**What is expected:**
Copy each line below exactly and leave the pictures out.

--- START OF Provided material ---

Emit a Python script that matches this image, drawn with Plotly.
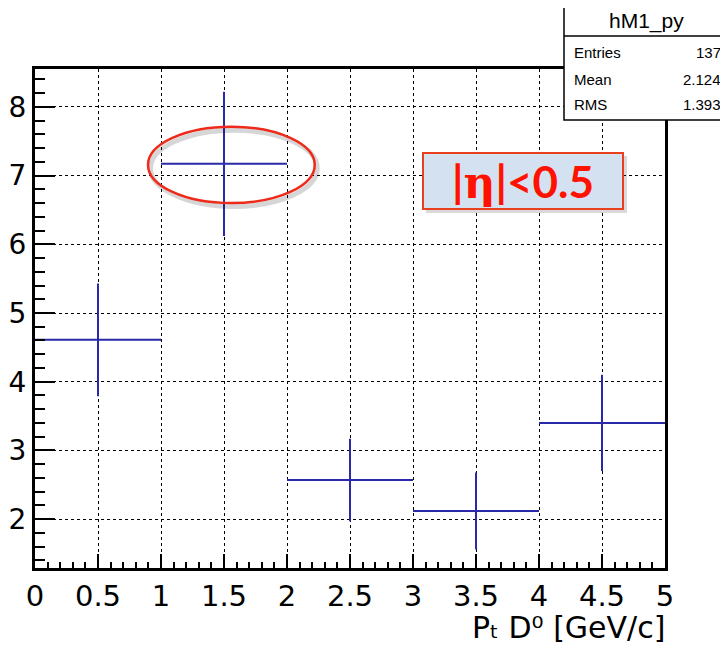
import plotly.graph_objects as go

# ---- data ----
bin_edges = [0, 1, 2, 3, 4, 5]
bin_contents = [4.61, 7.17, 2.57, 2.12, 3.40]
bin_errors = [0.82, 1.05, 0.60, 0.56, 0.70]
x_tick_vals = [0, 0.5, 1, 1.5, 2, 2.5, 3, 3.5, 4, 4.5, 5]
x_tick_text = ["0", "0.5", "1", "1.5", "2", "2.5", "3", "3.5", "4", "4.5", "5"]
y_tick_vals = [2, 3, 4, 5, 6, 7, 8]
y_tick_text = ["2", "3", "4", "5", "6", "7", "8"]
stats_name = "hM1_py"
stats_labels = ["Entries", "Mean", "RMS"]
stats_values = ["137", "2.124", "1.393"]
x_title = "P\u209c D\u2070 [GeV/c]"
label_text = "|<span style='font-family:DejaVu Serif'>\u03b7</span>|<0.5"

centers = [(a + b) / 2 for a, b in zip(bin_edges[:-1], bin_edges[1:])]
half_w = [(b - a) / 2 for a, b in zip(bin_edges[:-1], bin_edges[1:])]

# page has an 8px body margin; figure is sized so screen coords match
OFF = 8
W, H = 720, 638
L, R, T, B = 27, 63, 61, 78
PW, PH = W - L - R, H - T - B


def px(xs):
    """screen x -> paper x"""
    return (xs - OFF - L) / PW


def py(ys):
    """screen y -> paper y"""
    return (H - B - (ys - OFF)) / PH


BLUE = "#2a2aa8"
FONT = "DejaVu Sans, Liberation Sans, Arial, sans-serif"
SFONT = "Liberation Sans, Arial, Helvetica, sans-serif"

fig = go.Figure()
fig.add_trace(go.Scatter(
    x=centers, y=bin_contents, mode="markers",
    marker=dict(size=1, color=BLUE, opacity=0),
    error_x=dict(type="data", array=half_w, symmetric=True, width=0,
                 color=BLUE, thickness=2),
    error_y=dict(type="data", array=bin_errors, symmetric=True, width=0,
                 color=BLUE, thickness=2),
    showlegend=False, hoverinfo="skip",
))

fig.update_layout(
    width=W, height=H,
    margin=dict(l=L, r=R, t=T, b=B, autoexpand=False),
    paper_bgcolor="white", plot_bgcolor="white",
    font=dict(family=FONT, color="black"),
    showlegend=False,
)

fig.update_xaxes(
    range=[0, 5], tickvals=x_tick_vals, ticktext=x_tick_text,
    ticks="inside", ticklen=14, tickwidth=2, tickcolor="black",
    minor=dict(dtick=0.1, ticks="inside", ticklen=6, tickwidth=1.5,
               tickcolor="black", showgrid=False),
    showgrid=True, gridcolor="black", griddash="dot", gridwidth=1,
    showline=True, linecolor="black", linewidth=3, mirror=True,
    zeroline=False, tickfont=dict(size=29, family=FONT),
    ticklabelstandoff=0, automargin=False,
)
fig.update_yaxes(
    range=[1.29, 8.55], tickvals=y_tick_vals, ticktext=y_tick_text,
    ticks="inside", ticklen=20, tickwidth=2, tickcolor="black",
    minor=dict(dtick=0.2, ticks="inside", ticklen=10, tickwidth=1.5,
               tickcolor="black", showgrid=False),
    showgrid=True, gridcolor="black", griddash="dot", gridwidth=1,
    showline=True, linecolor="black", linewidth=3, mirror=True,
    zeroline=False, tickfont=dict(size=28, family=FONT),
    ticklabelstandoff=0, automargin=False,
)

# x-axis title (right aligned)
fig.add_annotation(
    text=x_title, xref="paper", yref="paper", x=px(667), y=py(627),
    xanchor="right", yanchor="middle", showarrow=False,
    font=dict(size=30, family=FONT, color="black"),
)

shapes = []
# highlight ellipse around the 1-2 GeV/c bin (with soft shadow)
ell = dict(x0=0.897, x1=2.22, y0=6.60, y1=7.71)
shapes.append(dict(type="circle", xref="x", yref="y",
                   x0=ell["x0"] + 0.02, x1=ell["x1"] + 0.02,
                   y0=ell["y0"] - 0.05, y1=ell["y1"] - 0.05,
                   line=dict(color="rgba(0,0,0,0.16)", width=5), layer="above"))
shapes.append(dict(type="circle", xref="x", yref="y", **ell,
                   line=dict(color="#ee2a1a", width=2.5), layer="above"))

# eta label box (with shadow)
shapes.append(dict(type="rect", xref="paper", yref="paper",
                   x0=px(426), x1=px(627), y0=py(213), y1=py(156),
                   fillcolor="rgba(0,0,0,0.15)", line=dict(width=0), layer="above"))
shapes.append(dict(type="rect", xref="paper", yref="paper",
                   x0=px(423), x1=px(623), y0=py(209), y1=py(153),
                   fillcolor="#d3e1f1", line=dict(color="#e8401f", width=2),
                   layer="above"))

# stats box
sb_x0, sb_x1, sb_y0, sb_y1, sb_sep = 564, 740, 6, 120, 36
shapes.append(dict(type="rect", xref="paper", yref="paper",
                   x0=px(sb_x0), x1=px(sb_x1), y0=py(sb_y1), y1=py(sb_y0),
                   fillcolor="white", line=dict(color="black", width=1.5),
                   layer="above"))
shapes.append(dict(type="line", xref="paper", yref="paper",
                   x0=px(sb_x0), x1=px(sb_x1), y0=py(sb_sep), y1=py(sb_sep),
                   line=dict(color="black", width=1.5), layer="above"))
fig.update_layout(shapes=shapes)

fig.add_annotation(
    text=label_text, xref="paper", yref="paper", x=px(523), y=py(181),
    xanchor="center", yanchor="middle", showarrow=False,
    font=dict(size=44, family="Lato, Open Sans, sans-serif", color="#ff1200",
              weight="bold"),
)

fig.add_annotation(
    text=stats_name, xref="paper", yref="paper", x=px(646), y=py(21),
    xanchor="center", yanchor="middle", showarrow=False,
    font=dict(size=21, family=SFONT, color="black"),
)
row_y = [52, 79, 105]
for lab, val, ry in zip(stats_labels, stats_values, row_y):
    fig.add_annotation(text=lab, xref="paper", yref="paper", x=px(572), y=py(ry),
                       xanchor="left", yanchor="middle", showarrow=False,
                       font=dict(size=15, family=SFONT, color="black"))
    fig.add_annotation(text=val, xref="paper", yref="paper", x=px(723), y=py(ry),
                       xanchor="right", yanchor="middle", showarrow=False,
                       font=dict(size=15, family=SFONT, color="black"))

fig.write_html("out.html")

--- END OF Provided material ---

**Finished task:**
Emit a Python script that matches this image, drawn with Plotly.
import plotly.graph_objects as go

# ---- data ----
bin_edges = [0, 1, 2, 3, 4, 5]
bin_contents = [4.61, 7.17, 2.57, 2.12, 3.40]
bin_errors = [0.82, 1.05, 0.60, 0.56, 0.70]
x_tick_vals = [0, 0.5, 1, 1.5, 2, 2.5, 3, 3.5, 4, 4.5, 5]
x_tick_text = ["0", "0.5", "1", "1.5", "2", "2.5", "3", "3.5", "4", "4.5", "5"]
y_tick_vals = [2, 3, 4, 5, 6, 7, 8]
y_tick_text = ["2", "3", "4", "5", "6", "7", "8"]
stats_name = "hM1_py"
stats_labels = ["Entries", "Mean", "RMS"]
stats_values = ["137", "2.124", "1.393"]
x_title = "P\u209c D\u2070 [GeV/c]"
label_text = "|<span style='font-family:DejaVu Serif'>\u03b7</span>|<0.5"

centers = [(a + b) / 2 for a, b in zip(bin_edges[:-1], bin_edges[1:])]
half_w = [(b - a) / 2 for a, b in zip(bin_edges[:-1], bin_edges[1:])]

# page has an 8px body margin; figure is sized so screen coords match
OFF = 8
W, H = 720, 638
L, R, T, B = 27, 63, 61, 78
PW, PH = W - L - R, H - T - B


def px(xs):
    """screen x -> paper x"""
    return (xs - OFF - L) / PW


def py(ys):
    """screen y -> paper y"""
    return (H - B - (ys - OFF)) / PH


BLUE = "#2a2aa8"
FONT = "DejaVu Sans, Liberation Sans, Arial, sans-serif"
SFONT = "Liberation Sans, Arial, Helvetica, sans-serif"

fig = go.Figure()
fig.add_trace(go.Scatter(
    x=centers, y=bin_contents, mode="markers",
    marker=dict(size=1, color=BLUE, opacity=0),
    error_x=dict(type="data", array=half_w, symmetric=True, width=0,
                 color=BLUE, thickness=2),
    error_y=dict(type="data", array=bin_errors, symmetric=True, width=0,
                 color=BLUE, thickness=2),
    showlegend=False, hoverinfo="skip",
))

fig.update_layout(
    width=W, height=H,
    margin=dict(l=L, r=R, t=T, b=B, autoexpand=False),
    paper_bgcolor="white", plot_bgcolor="white",
    font=dict(family=FONT, color="black"),
    showlegend=False,
)

fig.update_xaxes(
    range=[0, 5], tickvals=x_tick_vals, ticktext=x_tick_text,
    ticks="inside", ticklen=14, tickwidth=2, tickcolor="black",
    minor=dict(dtick=0.1, ticks="inside", ticklen=6, tickwidth=1.5,
               tickcolor="black", showgrid=False),
    showgrid=True, gridcolor="black", griddash="dot", gridwidth=1,
    showline=True, linecolor="black", linewidth=3, mirror=True,
    zeroline=False, tickfont=dict(size=29, family=FONT),
    ticklabelstandoff=0, automargin=False,
)
fig.update_yaxes(
    range=[1.29, 8.55], tickvals=y_tick_vals, ticktext=y_tick_text,
    ticks="inside", ticklen=20, tickwidth=2, tickcolor="black",
    minor=dict(dtick=0.2, ticks="inside", ticklen=10, tickwidth=1.5,
               tickcolor="black", showgrid=False),
    showgrid=True, gridcolor="black", griddash="dot", gridwidth=1,
    showline=True, linecolor="black", linewidth=3, mirror=True,
    zeroline=False, tickfont=dict(size=28, family=FONT),
    ticklabelstandoff=0, automargin=False,
)

# x-axis title (right aligned)
fig.add_annotation(
    text=x_title, xref="paper", yref="paper", x=px(667), y=py(627),
    xanchor="right", yanchor="middle", showarrow=False,
    font=dict(size=30, family=FONT, color="black"),
)

shapes = []
# highlight ellipse around the 1-2 GeV/c bin (with soft shadow)
ell = dict(x0=0.897, x1=2.22, y0=6.60, y1=7.71)
shapes.append(dict(type="circle", xref="x", yref="y",
                   x0=ell["x0"] + 0.02, x1=ell["x1"] + 0.02,
                   y0=ell["y0"] - 0.05, y1=ell["y1"] - 0.05,
                   line=dict(color="rgba(0,0,0,0.16)", width=5), layer="above"))
shapes.append(dict(type="circle", xref="x", yref="y", **ell,
                   line=dict(color="#ee2a1a", width=2.5), layer="above"))

# eta label box (with shadow)
shapes.append(dict(type="rect", xref="paper", yref="paper",
                   x0=px(426), x1=px(627), y0=py(213), y1=py(156),
                   fillcolor="rgba(0,0,0,0.15)", line=dict(width=0), layer="above"))
shapes.append(dict(type="rect", xref="paper", yref="paper",
                   x0=px(423), x1=px(623), y0=py(209), y1=py(153),
                   fillcolor="#d3e1f1", line=dict(color="#e8401f", width=2),
                   layer="above"))

# stats box
sb_x0, sb_x1, sb_y0, sb_y1, sb_sep = 564, 740, 6, 120, 36
shapes.append(dict(type="rect", xref="paper", yref="paper",
                   x0=px(sb_x0), x1=px(sb_x1), y0=py(sb_y1), y1=py(sb_y0),
                   fillcolor="white", line=dict(color="black", width=1.5),
                   layer="above"))
shapes.append(dict(type="line", xref="paper", yref="paper",
                   x0=px(sb_x0), x1=px(sb_x1), y0=py(sb_sep), y1=py(sb_sep),
                   line=dict(color="black", width=1.5), layer="above"))
fig.update_layout(shapes=shapes)

fig.add_annotation(
    text=label_text, xref="paper", yref="paper", x=px(523), y=py(181),
    xanchor="center", yanchor="middle", showarrow=False,
    font=dict(size=44, family="Lato, Open Sans, sans-serif", color="#ff1200",
              weight="bold"),
)

fig.add_annotation(
    text=stats_name, xref="paper", yref="paper", x=px(646), y=py(21),
    xanchor="center", yanchor="middle", showarrow=False,
    font=dict(size=21, family=SFONT, color="black"),
)
row_y = [52, 79, 105]
for lab, val, ry in zip(stats_labels, stats_values, row_y):
    fig.add_annotation(text=lab, xref="paper", yref="paper", x=px(572), y=py(ry),
                       xanchor="left", yanchor="middle", showarrow=False,
                       font=dict(size=15, family=SFONT, color="black"))
    fig.add_annotation(text=val, xref="paper", yref="paper", x=px(723), y=py(ry),
                       xanchor="right", yanchor="middle", showarrow=False,
                       font=dict(size=15, family=SFONT, color="black"))

fig.write_html("out.html")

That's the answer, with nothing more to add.